When companies release their quarterly results, investors can respond in various ways. For Robinhood, the disappointing Q4 2021 results seemingly didn’t go over well with the populace. As a result, company shares nosedived by as much as 16%.
Robinhood Shares Hit A Snag
The shares of a publicly-traded company reflect how well the firm performs. If quarterly earnings don’t meet investor expectations, some market volatility will be. Robinhood was forced to post a net loss of $423 million in Q4 2021, rather substantial. The COVID-19 situation continues to wreak havoc globally, but wealth and investment management applications often ten to do well during these uncertain times.
The bigger concern is how monthly active users (MAU) are down by eight percent, which is worrisome. Fewer users and a net loss are bad enough, but the average revenue per Robinhood user is also on a downward slope. With no positive metrics to report to appease investors and speculators, the share price decrease to below $10 was unavoidable.
One must also look at the much bigger picture here. Robinhood went public in the second half of 2021. This process yielded tremendous excitement, allowing Robinhood to price its shares at $38. They even spiked to $85 in August of 2021, although everyone knew that was both enormously overvalued and unsustainable in the long term. Today. Robinhood stock trades at $12.7 again, but it shows that things are not looking great for the company.

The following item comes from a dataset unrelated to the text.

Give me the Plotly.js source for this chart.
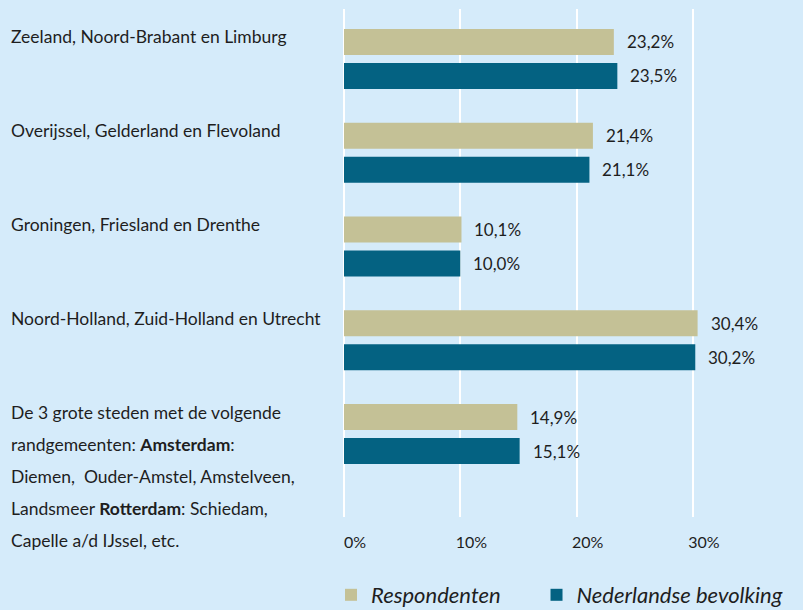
<!DOCTYPE html>
<html>
<head>
<meta charset="utf-8">
<script src="https://cdn.plot.ly/plotly-3.0.1.min.js"></script>
<style>
html,body{margin:0;padding:0;background:#d5ebfa;}
#chart{width:803px;height:610px;}
</style>
</head>
<body>
<div id="chart"></div>
<script>
// ---- data ----
const categories = [
  "Zeeland, Noord-Brabant en Limburg",
  "Overijssel, Gelderland en Flevoland",
  "Groningen, Friesland en Drenthe",
  "Noord-Holland, Zuid-Holland en Utrecht",
  "De 3 grote steden met de volgende randgemeenten"
];
const categoryLines = [
  ["Zeeland, Noord-Brabant en Limburg"],
  ["Overijssel, Gelderland en Flevoland"],
  ["Groningen, Friesland en Drenthe"],
  ["Noord-Holland, Zuid-Holland en Utrecht"],
  ["De 3 grote steden met de volgende",
   "randgemeenten: <b>Amsterdam</b>:",
   "Diemen,  Ouder-Amstel, Amstelveen,",
   "Landsmeer <b>Rotterdam</b>: Schiedam,",
   "Capelle a/d IJssel, etc."]
];
const respondenten = [23.2, 21.4, 10.1, 30.4, 14.9];
const bevolking    = [23.5, 21.1, 10.0, 30.2, 15.1];
const seriesNames  = ["Respondenten", "Nederlandse bevolking"];
const tickVals     = [0, 10, 20, 30];
const tickText     = ["0%", "10%", "20%", "30%"];

const FONT = "Lato, 'Open Sans', sans-serif";
const TXT = "#1e1e1e";
const fmt = v => v.toFixed(1).replace(".", ",") + "%";
const NB = "\u00a0";

const traces = [
  {type:"bar", orientation:"h", name:seriesNames[0] + NB.repeat(6), y:categories, x:respondenten,
   marker:{color:"#c4c196"}, hoverinfo:"none"},
  {type:"bar", orientation:"h", name:seriesNames[1], y:categories, x:bevolking,
   marker:{color:"#046282"}, hoverinfo:"none"}
];

const annotations = [];
categoryLines.forEach((lines, i) => {
  lines.forEach((ln, j) => {
    annotations.push({
      xref:"paper", x:-(344-9)/442, xanchor:"left",
      yref:"y", y:categories[i], yanchor:"middle",
      yshift: 22 - 32*j,
      text: ln, showarrow:false, align:"left",
      font:{family:FONT, size:17.5, color:TXT}
    });
  });
});
[respondenten, bevolking].forEach((arr, s) => {
  arr.forEach((v, i) => {
    annotations.push({
      xref:"x", x:v, xanchor:"left", xshift:11,
      yref:"y", y:categories[i], yanchor:"middle",
      yshift: s === 0 ? 17 : -17,
      text: fmt(v), showarrow:false,
      font:{family:FONT, size:17, color:TXT}
    });
  });
});

const layout = {
  width:803, height:610,
  paper_bgcolor:"#d5ebfa", plot_bgcolor:"#d5ebfa",
  margin:{l:344, r:17, t:9, b:93, pad:0, autoexpand:false},
  barmode:"group", bargap:0.2747, bargroupgap:0.235,
  font:{family:FONT, color:TXT},
  showlegend:true,
  legend:{orientation:"h", xref:"paper", yref:"paper",
          x:(331-344)/442, y:(517-595)/508, xanchor:"left", yanchor:"middle",
          bgcolor:"rgba(0,0,0,0)", traceorder:"normal",
          font:{family:FONT, size:22, color:TXT, style:"italic"}},
  xaxis:{range:[0,38], tickvals:tickVals, ticktext:tickText,
         showgrid:true, gridcolor:"#ffffff", gridwidth:2,
         zeroline:true, zerolinecolor:"#ffffff", zerolinewidth:2,
         showline:false, ticks:"", ticklabelstandoff:14, ticklabelshift:11,
         tickfont:{family:FONT, size:16, color:TXT}, fixedrange:true},
  yaxis:{type:"category", range:[4.885,-0.533], showticklabels:false,
         showgrid:false, zeroline:false, showline:false, ticks:"", fixedrange:true},
  annotations:annotations
};

Plotly.newPlot("chart", traces, layout, {displayModeBar:false, staticPlot:true});
</script>
</body>
</html>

Returning to the initial listing price will be challenging enough for Robinhood, let alone getting close to the all-time high again. While the company provides exposure to many investment options – including select cryptocurrencies – it seems users have become less eager to check out the service or spend money on it. Bloomberg deems Robinhood the worst high-profile global stock market debut since the COVID-19 pandemic began. Not a title anyone wants to old, especially this early into 2022.